Ebenso angeführt wurde eine tatsächlich außergewöhnliche Aktion: Einige Gelbwesten brachen mit Hilfe eines Gabelstaplers die Tür zu einem Ministerium auf, woraufhin das gesamte Gebäude evakuiert wurde. Abseits des Sachschadens an der Tür passierte allerdings nicht viel.

Nicht gezeigt wurde dagegen das Video eines prügelnden Polizisten, der ohne ersichtlichen Grund einem offensichtlich friedlichen Demonstranten mehrfach ins Gesicht schlägt:

Nach den Recherchen des Senders Pure TV handelt es sich dabei um ein ehemaliges Mitglied einer Spezialeineinheit, der zu Beginn des Jahres für eine Auszeichnung nominiert wurde.

Der jüngste Aktionstag hat gezeigt, dass die Wut keinesfalls nachgelassen hat und trotz des steigenden Risikos, von harter Repression getroffen zu werden, weiterhin Zehntausende in Bewegung bleiben. Damit hat sich die Hoffnung Macrons, die Bewegung nach und nach mit Gewalt und geringen Zugeständnissen ersticken zu können, in Luft aufgelöst.

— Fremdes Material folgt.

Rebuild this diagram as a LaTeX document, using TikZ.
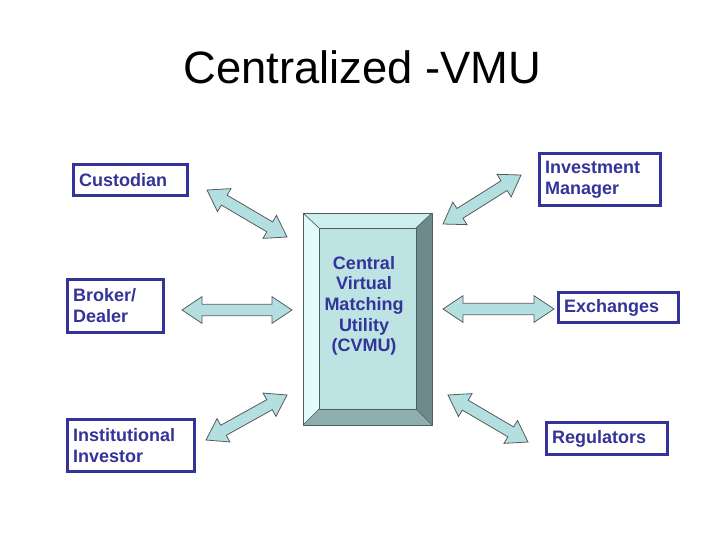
\documentclass[tikz,border=0pt]{standalone}
\usepackage{fontspec}
\setmainfont{Liberation Sans}
\definecolor{navy}{HTML}{333399}
\definecolor{flowfill}{HTML}{B4DFE1}
\definecolor{flowline}{HTML}{5A5A5A}
\definecolor{facetop}{HTML}{CDEFEF}
\definecolor{faceleft}{HTML}{E2FBFB}
\definecolor{faceright}{HTML}{6F8A8A}
\definecolor{facebottom}{HTML}{8FAEAE}
\definecolor{facecore}{HTML}{BDE3E3}
\definecolor{faceedge}{HTML}{4D6060}
\usetikzlibrary{calc}

% double-headed block arrow between two named coordinates
\newcommand{\blockarrow}[2]{%
  \coordinate (ha) at ($(#1)!15pt!(#2)$);
  \coordinate (hb) at ($(#2)!15pt!(#1)$);
  \draw[flow] (#1) -- ($(ha)!10pt!90:(#2)$) -- ($(ha)!4.3pt!90:(#2)$)
    -- ($(hb)!4.3pt!-90:(#1)$) -- ($(hb)!10pt!-90:(#1)$) -- (#2)
    -- ($(hb)!10pt!90:(#1)$) -- ($(hb)!4.3pt!90:(#1)$)
    -- ($(ha)!4.3pt!-90:(#2)$) -- ($(ha)!10pt!-90:(#2)$) -- cycle;}

\begin{document}
\begin{tikzpicture}[
    x=0.75pt, y=-0.75pt,
    title/.style={
        font=\fontsize{34}{40}\selectfont,
        text=black,
        inner sep=0pt,
    },
    entity/.style={
        rectangle,
        draw=navy,
        line width=2.2pt,
        text=navy,
        font=\bfseries\fontsize{13.5}{15.75}\selectfont,
        align=left,
        inner xsep=4.25pt,
        inner ysep=0pt,
    },
    hub/.style={
        rectangle,
        inner sep=0pt,
        outer sep=0pt,
        minimum width=96.75pt,
        minimum height=159pt,
    },
    core/.style={
        rectangle,
        inner sep=0pt,
        outer sep=0pt,
        minimum width=72.75pt,
        minimum height=135.75pt,
    },
    hublabel/.style={
        text=navy,
        font=\bfseries\fontsize{13.5}{15.5}\selectfont,
        align=center,
    },
    face/.style={draw=faceedge, line width=0.5pt, line join=round},
    flow/.style={fill=flowfill, draw=flowline, line width=0.6pt, line join=miter},
]
\useasboundingbox (0,0) rectangle (728,546);

\node[title, anchor=base] (heading) at (362.5,83) {Centralized -VMU};

% the central matching utility
\node[hub] (cvmu) at (367.5,319) {};
\node[core] (cvmucore) at (367.5,318.5) {};
\fill[facetop] (cvmu.north west) -- (cvmu.north east) -- (cvmucore.north east) -- (cvmucore.north west) -- cycle;
\fill[faceleft] (cvmu.north west) -- (cvmucore.north west) -- (cvmucore.south west) -- (cvmu.south west) -- cycle;
\fill[faceright] (cvmu.north east) -- (cvmu.south east) -- (cvmucore.south east) -- (cvmucore.north east) -- cycle;
\fill[facebottom] (cvmu.south west) -- (cvmucore.south west) -- (cvmucore.south east) -- (cvmu.south east) -- cycle;
\fill[facecore] (cvmucore.north west) rectangle (cvmucore.south east);
\draw[face] (cvmu.north west) rectangle (cvmu.south east);
\draw[face] (cvmucore.north west) rectangle (cvmucore.south east);
\draw[face] (cvmu.north west) -- (cvmucore.north west);
\draw[face] (cvmu.north east) -- (cvmucore.north east);
\draw[face] (cvmu.south east) -- (cvmucore.south east);
\draw[face] (cvmu.south west) -- (cvmucore.south west);
\node[hublabel] (cvmulabel) at (364,306) {Central\\Virtual\\Matching\\Utility\\(CVMU)};

% participants
\node[entity, text width=77pt, minimum height=23.25pt] (custodian) at (130.5,180) {Custodian};
\node[entity, text width=82.25pt, minimum height=39pt] (investment) at (600,179.5) {Investment\\Manager};
\node[entity, text width=63.5pt, minimum height=39.75pt] (broker) at (115.5,306) {Broker/\\Dealer};
\node[entity, text width=81.5pt, minimum height=22.5pt] (exchanges) at (618.5,307.5) {Exchanges};
\node[entity, text width=86.75pt, minimum height=39pt] (institutional) at (131,445.5) {Institutional\\Investor};
\node[entity, text width=82.25pt, minimum height=24pt] (regulators) at (607,438.5) {Regulators};

% arrow ends
\coordinate (custodianA) at (207,190);
\coordinate (custodianB) at (287,237);
\coordinate (investmentA) at (443,224);
\coordinate (investmentB) at (521,175);
\coordinate (brokerA) at (182,310);
\coordinate (brokerB) at (292,310);
\coordinate (exchangesA) at (443,309);
\coordinate (exchangesB) at (554,309);
\coordinate (institutionalA) at (206,440);
\coordinate (institutionalB) at (287,395);
\coordinate (regulatorsA) at (448,395);
\coordinate (regulatorsB) at (528,442);

\blockarrow{custodianA}{custodianB}
\blockarrow{investmentA}{investmentB}
\blockarrow{brokerA}{brokerB}
\blockarrow{exchangesA}{exchangesB}
\blockarrow{institutionalA}{institutionalB}
\blockarrow{regulatorsA}{regulatorsB}

\end{tikzpicture}
\end{document}
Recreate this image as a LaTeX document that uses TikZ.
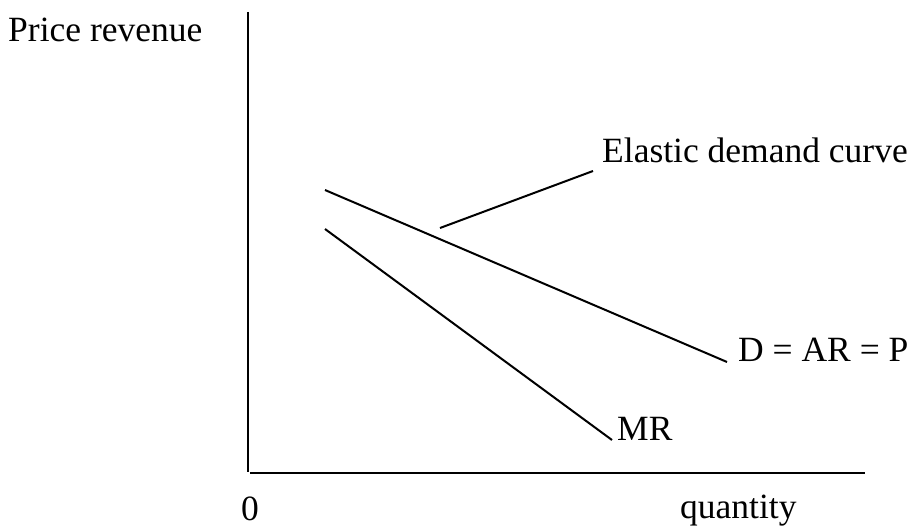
\documentclass[tikz,border=0pt]{standalone}
\usepackage{fontspec}
\setmainfont{Liberation Serif}
\begin{document}
\begin{tikzpicture}[x=1pt,y=-1pt,
  lbl/.style={inner sep=0pt,anchor=base west,font=\fontsize{35.5}{42}\selectfont},
  ln/.style={line width=2pt}]
\useasboundingbox (0,0) rectangle (910,527);
\coordinate (ytop) at (248,12);
\coordinate (ybot) at (248,472);
\coordinate (xstart) at (250,473);
\coordinate (xend) at (865,473);
\coordinate (d1) at (325,190);
\coordinate (d2) at (727,362);
\coordinate (m1) at (325,229);
\coordinate (m2) at (612,440);
\coordinate (p1) at (440,228);
\coordinate (p2) at (593,171);
\draw[ln] (ytop) -- (ybot);
\draw[ln] (xstart) -- (xend);
\draw[ln] (d1) -- (d2);
\draw[ln] (m1) -- (m2);
\draw[ln] (p1) -- (p2);
\node[lbl] (pr) at (8,42) {Price revenue};
\node[lbl] (el) at (602,162) {Elastic demand curve};
\node[lbl] (dd) at (738,361) {D = AR = P};
\node[lbl] (mr) at (617,440) {MR};
\node[lbl] (zero) at (241,520) {0};
\node[lbl] (qty) at (680,518) {quantity};
\end{tikzpicture}
\end{document}
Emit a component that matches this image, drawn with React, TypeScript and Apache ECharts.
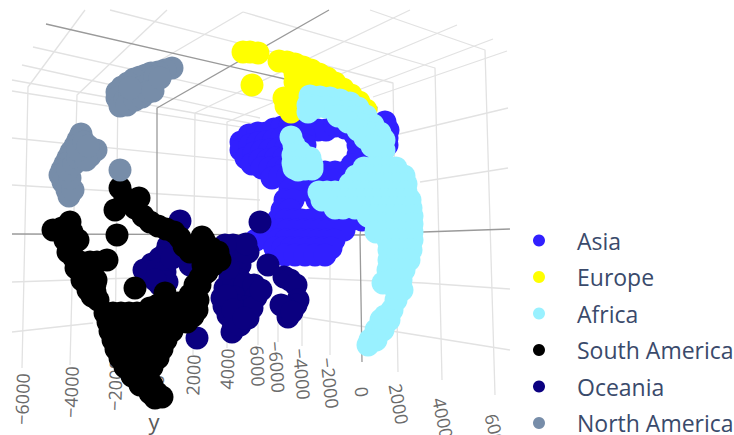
import React, { useEffect, useRef } from "react";
import * as echarts from "echarts";

const asia = [[241,142],[249,135],[258,133],[266,133],[274,129],[282,127],[290,126],[300,125],[310,128],[318,130],[326,130],[335,126],[345,128],[355,135],[358,145],[358,155],[352,165],[345,172],[335,172],[325,172],
[241,150],[250,145],[258,143],[266,142],[274,140],[282,138],[290,136],[304,135],[305,145],[303,150],
[246,158],[254,153],[262,151],[270,150],[278,149],[286,148],[252,164],[260,160],[268,160],[276,158],[284,158],[262,168],[270,168],[278,168],[286,168],[272,178],[280,176],[288,176],
[365,158],[375,155],[385,122],[388,130],[387,138],[387,145],
[295,180],[305,180],[315,180],[325,180],[335,180],[290,190],[298,190],[306,190],[314,190],[322,190],[330,190],[338,190],
[285,200],[293,200],[317,200],[325,200],[333,200],[341,200],[282,210],[290,210],[322,210],[330,210],[338,210],[346,210],
[278,220],[286,220],[294,220],[302,220],[310,220],[318,220],[326,220],[334,220],[342,220],[350,220],[362,220],
[272,230],[280,230],[288,230],[296,230],[304,230],[312,230],[320,230],[328,230],[336,230],[344,230],
[256,240],[270,240],[278,240],[286,240],[294,240],[302,240],[310,240],[318,240],[326,240],[334,240],
[275,248],[283,248],[291,248],[299,248],[307,248],[315,248],[323,248],[331,248],[285,255],[295,255],[305,255],[315,255],[325,255]];
const europe = [[243,52],[250,52],[258,53],[252,85],[279,61],[287,62],[295,64],[303,67],[311,70],[319,74],[327,78],[335,83],[343,89],[351,95],[359,102],[366,110],[295,73],[304,76],[295,82],[299,90],[309,85],[318,84],[328,89],[338,95],[284,98],[286,106],[291,112],[300,98]];
const africa = [[291,137],[294,145],[300,152],[293,155],[293,163],[302,160],[310,158],[312,165],[300,168],[294,168],[305,169],[312,169],[298,170],
[310,96],[320,97],[330,98],[340,100],[350,103],[358,108],[366,116],[373,125],[380,133],[384,140],[384,150],[308,105],[308,112],[316,107],[326,107],[336,108],[346,111],[354,117],[360,124],[366,132],[372,140],[378,148],[338,116],[348,122],[358,130],[365,138],[372,146],
[364,168],[372,168],[380,168],[388,168],[396,168],[356,176],[364,176],[372,176],[380,176],[388,176],[396,176],[404,176],
[350,184],[358,184],[366,184],[374,184],[382,184],[390,184],[398,184],[406,184],
[319,192],[327,192],[335,192],[343,192],[351,192],[359,192],[367,192],[375,192],[383,192],[391,192],[399,192],[406,192],
[322,200],[330,200],[338,200],[346,200],[354,200],[362,200],[370,200],[378,200],[386,200],[394,200],[402,200],[410,200],
[335,208],[343,208],[355,208],[363,208],[371,208],[379,208],[387,208],[395,208],[403,208],[411,208],
[368,216],[376,216],[384,216],[392,216],[400,216],[412,216],[376,224],[384,224],[392,224],[400,224],[412,224],[376,232],[384,232],[392,232],[400,232],[412,232],
[388,240],[396,240],[404,240],[412,240],[389,250],[397,250],[405,250],[411,250],[389,260],[397,260],[405,260],[409,260],[388,270],[396,270],[404,270],[383,283],[393,280],[401,280],[396,290],[402,290],[396,300],[392,310],[385,316],[381,320],[389,320],[376,330],[383,330],[370,340],[376,340],[368,345]];
const southAmerica = [[120,188],[139,198],[132,203],[115,210],[125,198],[135,208],[143,216],[150,222],[158,226],[166,229],[174,232],[180,238],[184,246],[190,252],[198,250],[204,240],[202,237],[211,248],[218,252],[220,260],[213,265],[207,272],[200,278],[195,285],[190,295],[185,303],
[53,230],[62,228],[70,222],[72,232],[78,240],[65,240],[72,245],[68,252],[74,258],[80,262],[76,268],[84,270],[90,262],[97,262],[107,260],[82,280],[90,278],[96,280],[88,290],[95,292],[98,300],[92,296],[117,235],[135,288],[92,272],[92,265],[95,284],
[165,293],[150,308],[158,305],[170,303],[178,303],[186,305],[194,308],[197,310],[196,290],[200,285],[203,275],[198,300],[193,316],[185,315],[203,265],[207,258],[210,255],
[105,313],[113,313],[121,313],[129,313],[137,313],[145,313],[153,313],[161,313],[169,313],[177,313],[185,313],
[108,322],[116,322],[124,322],[132,322],[140,322],[148,322],[156,322],[164,322],[172,322],[180,322],[187,322],
[110,331],[118,331],[126,331],[134,331],[142,331],[150,331],[158,331],[166,331],[172,331],
[113,340],[121,340],[129,340],[137,340],[145,340],[153,340],[161,340],[166,340],
[116,349],[124,349],[132,349],[140,349],[148,349],[156,349],[162,349],
[120,358],[128,358],[136,358],[144,358],[152,358],[158,358],
[125,367],[133,367],[141,367],[149,367],[152,367],[132,376],[140,376],[148,376],[140,385],[148,385],[152,385],[150,393],[157,393],[162,397],[155,398]];
const oceania = [[180,221],[176,230],[172,238],[168,246],[165,254],[160,258],[152,264],[144,270],[150,272],[158,270],[165,272],[167,282],[160,285],[155,280],[188,258],[183,252],[190,265],[197,338],[172,258],
[233,245],[240,248],[248,252],[241,256],[234,255],[226,252],[233,262],[240,265],[237,273],[230,278],[240,280],[225,288],[222,298],[234,284],[245,284],[254,285],[234,297],[256,297],[245,307],[224,306],[228,315],[236,310],[233,322],[240,320],[232,332],[248,318],[252,308],[261,290],[246,244],[225,245],[222,262],[228,268],[232,304],[226,296],[233,310],[240,325],[244,318],
[260,222],[268,265],[284,277],[290,280],[296,285],[298,300],[296,305],[288,317],[285,307],[281,305],[292,312]];
const northAmerica = [[172,68],[165,70],[158,72],[151,73],[146,75],[140,77],[134,79],[128,83],[122,87],[117,92],[117,98],[120,106],[125,100],[130,95],[136,90],[142,87],[150,82],[155,77],[127,105],[135,100],[142,97],[148,92],[153,91],[160,78],[130,88],
[81,134],[78,140],[75,146],[71,152],[68,158],[65,164],[62,170],[60,175],[63,182],[67,190],[69,196],[73,190],[70,178],[68,170],[74,164],[78,158],[84,152],[96,150],[90,156],[86,160],[78,150],[84,142],[88,146],[120,170]];

const legendOrder = ["Asia", "Europe", "Africa", "South America", "Oceania", "North America"];

const axisLines = [
  [[46,24],[285,79],[377,107],[360,235],[362,362]],
  [[329,10],[157,108],[157,232]],
  [[12,234],[360,235],[423,232],[510,229]],
];
const gridLines = [
  [[85,10],[28,87],[22,368]],
  [[167,10],[77,95],[70,365]],
  [[243,12],[118,85],[115,360]],
  [[410,10],[195,113],[193,355]],
  [[457,25],[227,122],[227,348]],
  [[493,39],[258,128],[258,345]],
  [[507,51],[373,97]],
  [[278,300],[278,342]],
  [[302,300],[302,346]],
  [[330,250],[330,355]],
  [[110,10],[393,83],[398,372]],
  [[243,12],[435,68],[442,380]],
  [[370,10],[485,50],[495,395]],
  [[33,47],[290,105]],
  [[22,65],[260,118]],
  [[12,80],[260,125]],
  [[12,91],[260,130]],
  [[12,138],[260,163]],
  [[12,185],[260,200]],
  [[12,282],[133,278]],
  [[12,332],[93,323]],
  [[395,135],[508,108]],
  [[420,182],[508,168]],
  [[308,278],[423,283],[510,289]],
  [[302,317],[398,332],[510,350]],
];

const tickLabels = ["−6000","−4000","−2000","0","2000","4000","6000","−6000","−4000","−2000","0","2000","4000","6000"];
const tickX = [22,71,115,157,193,227,258,277,302,330,362,399,443,496];
const tickY = [399,392,385,380,375,369,366,367,374,383,392,404,418,434];
const tickAngle = [88,88,88,88,88,88,-88,-86,-85,-84,-84,-80,-78,-76];

export default function App() {
  const ref = useRef<HTMLDivElement>(null);
  useEffect(() => {
    const chart = echarts.init(ref.current!, undefined, { renderer: "svg" });
    const dots = (name: string, data: number[][], color: string, z: number) => ({
      type: "scatter", name, data, symbol: "circle", symbolSize: 23, z, silent: true,
      itemStyle: { color, opacity: 1 },
    });
    const poly = (data: number[][], color: string, width: number) => ({
      type: "line", data, symbol: "none", silent: true, z: 1,
      lineStyle: { color, width }, animation: false,
    });
    chart.setOption({
      animation: false,
      backgroundColor: "#ffffff",
      grid: { left: 0, right: 0, top: 0, bottom: 0 },
      xAxis: { type: "value", min: 0, max: 734, show: false },
      yAxis: { type: "value", min: 0, max: 435, inverse: true, show: false },
      legend: {
        data: legendOrder, orient: "vertical", left: 528, top: 224, itemWidth: 66, itemHeight: 12,
        itemGap: 13.5, icon: "circle", selectedMode: false, padding: [5, 0, 0, 5],
        textStyle: { color: "#3a4a6b", fontFamily: "Open Sans", fontSize: 23 },
      },
      graphic: [
        ...tickLabels.map((t, i) => ({
          type: "text", x: tickX[i], y: tickY[i], rotation: (tickAngle[i] * Math.PI) / 180, z: 0, silent: true,
          style: { text: t, fill: "#6a6a6a", font: '18px "Open Sans"', textAlign: "center", textVerticalAlign: "middle" },
        })),
        { type: "text", x: 154, y: 421, z: 0, silent: true,
          style: { text: "y", fill: "#5a5a5a", font: '22px "Open Sans"', textAlign: "center", textVerticalAlign: "middle" } },
      ],
      series: [
        ...gridLines.map((l) => poly(l, "#e2e2e2", 1.3)),
        ...axisLines.map((l) => poly(l, "#9a9a9a", 1.3)),
        dots("Asia", asia, "#3120ff", 3),
        dots("Oceania", oceania, "#0b0080", 4),
        dots("South America", southAmerica, "#000000", 5),
        dots("Europe", europe, "#ffff00", 6),
        dots("Africa", africa, "#99f1ff", 7),
        dots("North America", northAmerica, "#778da9", 8),
      ],
    });
    return () => chart.dispose();
  }, []);
  return <div ref={ref} style={{ position: "fixed", left: 0, top: 0, width: 734, height: 435 }} />;
}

Die kommenden Wochen werden zeigen, ob die Gelbwesten eigene Strukturen schaffen, um sich zu koordinieren und ihren Anliegen Nachdruck zu verleihen. So gab es vor der Weihnachtspause bereits einige Versammlungen, in denen jeweils hunderte Gilets Jaunes über die für sie wichtigsten Forderungen abstimmten. Außerdem ist zu erwarten, dass sich auch die französischen Schüler*innen und Studierenden erneut formieren und der Bewegung zusätzliche Dynamik verleihen.

Anmerkung der Redaktion: Eine frühere Version dieses Artikels enthielt die Angabe, dass eine Belgierin, die sich in Paris an den Protesten beteiligt hatte, durch ein Gummigeschoss getötet worden sei. Das stellte sich inzwischen als Falschmeldung heraus und wurde entsprechend aus dem Artikel entfernt.